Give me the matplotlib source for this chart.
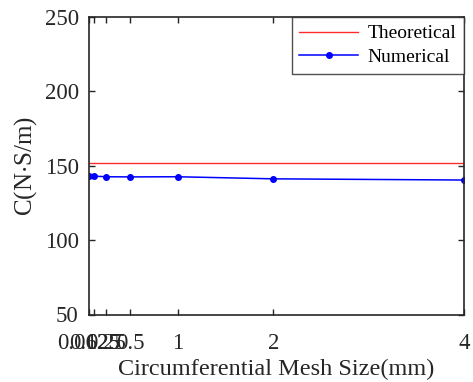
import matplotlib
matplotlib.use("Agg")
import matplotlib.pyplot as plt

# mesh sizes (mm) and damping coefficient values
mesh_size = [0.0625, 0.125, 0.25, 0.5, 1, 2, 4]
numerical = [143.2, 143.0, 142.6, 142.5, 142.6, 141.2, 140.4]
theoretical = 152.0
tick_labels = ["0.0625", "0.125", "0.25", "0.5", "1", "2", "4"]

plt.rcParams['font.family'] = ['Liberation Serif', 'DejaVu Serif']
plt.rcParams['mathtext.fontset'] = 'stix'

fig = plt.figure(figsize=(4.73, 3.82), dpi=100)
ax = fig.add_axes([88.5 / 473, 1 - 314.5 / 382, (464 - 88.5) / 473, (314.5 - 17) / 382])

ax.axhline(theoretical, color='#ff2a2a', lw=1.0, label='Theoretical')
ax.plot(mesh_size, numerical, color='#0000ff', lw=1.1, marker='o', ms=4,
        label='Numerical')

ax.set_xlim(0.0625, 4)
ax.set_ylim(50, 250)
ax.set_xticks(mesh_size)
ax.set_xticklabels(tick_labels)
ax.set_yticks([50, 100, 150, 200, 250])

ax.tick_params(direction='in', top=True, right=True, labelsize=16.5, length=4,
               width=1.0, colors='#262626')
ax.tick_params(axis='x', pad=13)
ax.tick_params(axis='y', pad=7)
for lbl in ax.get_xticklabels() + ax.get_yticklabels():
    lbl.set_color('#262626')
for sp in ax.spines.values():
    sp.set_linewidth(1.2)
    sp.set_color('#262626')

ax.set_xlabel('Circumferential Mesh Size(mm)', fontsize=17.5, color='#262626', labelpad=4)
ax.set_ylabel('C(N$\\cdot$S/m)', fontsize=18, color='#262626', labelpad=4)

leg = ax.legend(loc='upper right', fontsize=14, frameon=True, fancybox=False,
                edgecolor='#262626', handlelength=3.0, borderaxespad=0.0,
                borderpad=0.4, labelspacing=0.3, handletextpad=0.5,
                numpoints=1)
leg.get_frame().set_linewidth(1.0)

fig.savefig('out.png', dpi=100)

--

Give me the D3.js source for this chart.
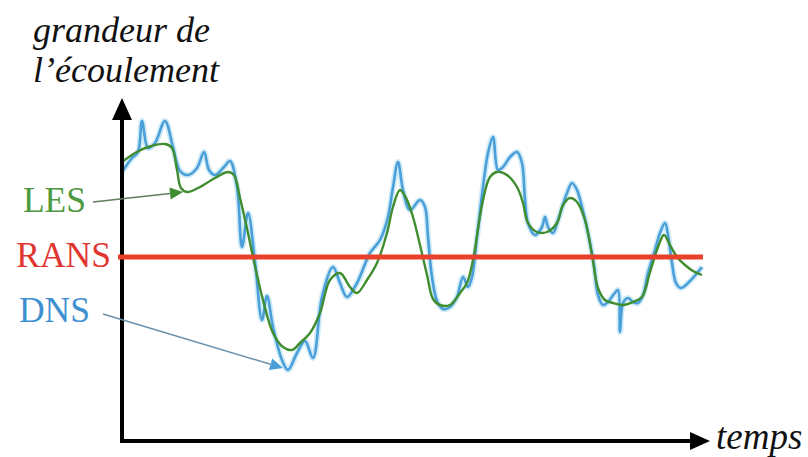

> [AIM]
In the listing above, find the line with "Give me the matplotlib source for this chart." and the line with "ax.set_yticks([50, 100, 150, 200, 250])". Copy exactly those lines and all between them, minus the images.

> [OUTPUT FOR THIS EXERCISE]
Give me the matplotlib source for this chart.
import matplotlib
matplotlib.use("Agg")
import matplotlib.pyplot as plt

# mesh sizes (mm) and damping coefficient values
mesh_size = [0.0625, 0.125, 0.25, 0.5, 1, 2, 4]
numerical = [143.2, 143.0, 142.6, 142.5, 142.6, 141.2, 140.4]
theoretical = 152.0
tick_labels = ["0.0625", "0.125", "0.25", "0.5", "1", "2", "4"]

plt.rcParams['font.family'] = ['Liberation Serif', 'DejaVu Serif']
plt.rcParams['mathtext.fontset'] = 'stix'

fig = plt.figure(figsize=(4.73, 3.82), dpi=100)
ax = fig.add_axes([88.5 / 473, 1 - 314.5 / 382, (464 - 88.5) / 473, (314.5 - 17) / 382])

ax.axhline(theoretical, color='#ff2a2a', lw=1.0, label='Theoretical')
ax.plot(mesh_size, numerical, color='#0000ff', lw=1.1, marker='o', ms=4,
        label='Numerical')

ax.set_xlim(0.0625, 4)
ax.set_ylim(50, 250)
ax.set_xticks(mesh_size)
ax.set_xticklabels(tick_labels)
ax.set_yticks([50, 100, 150, 200, 250])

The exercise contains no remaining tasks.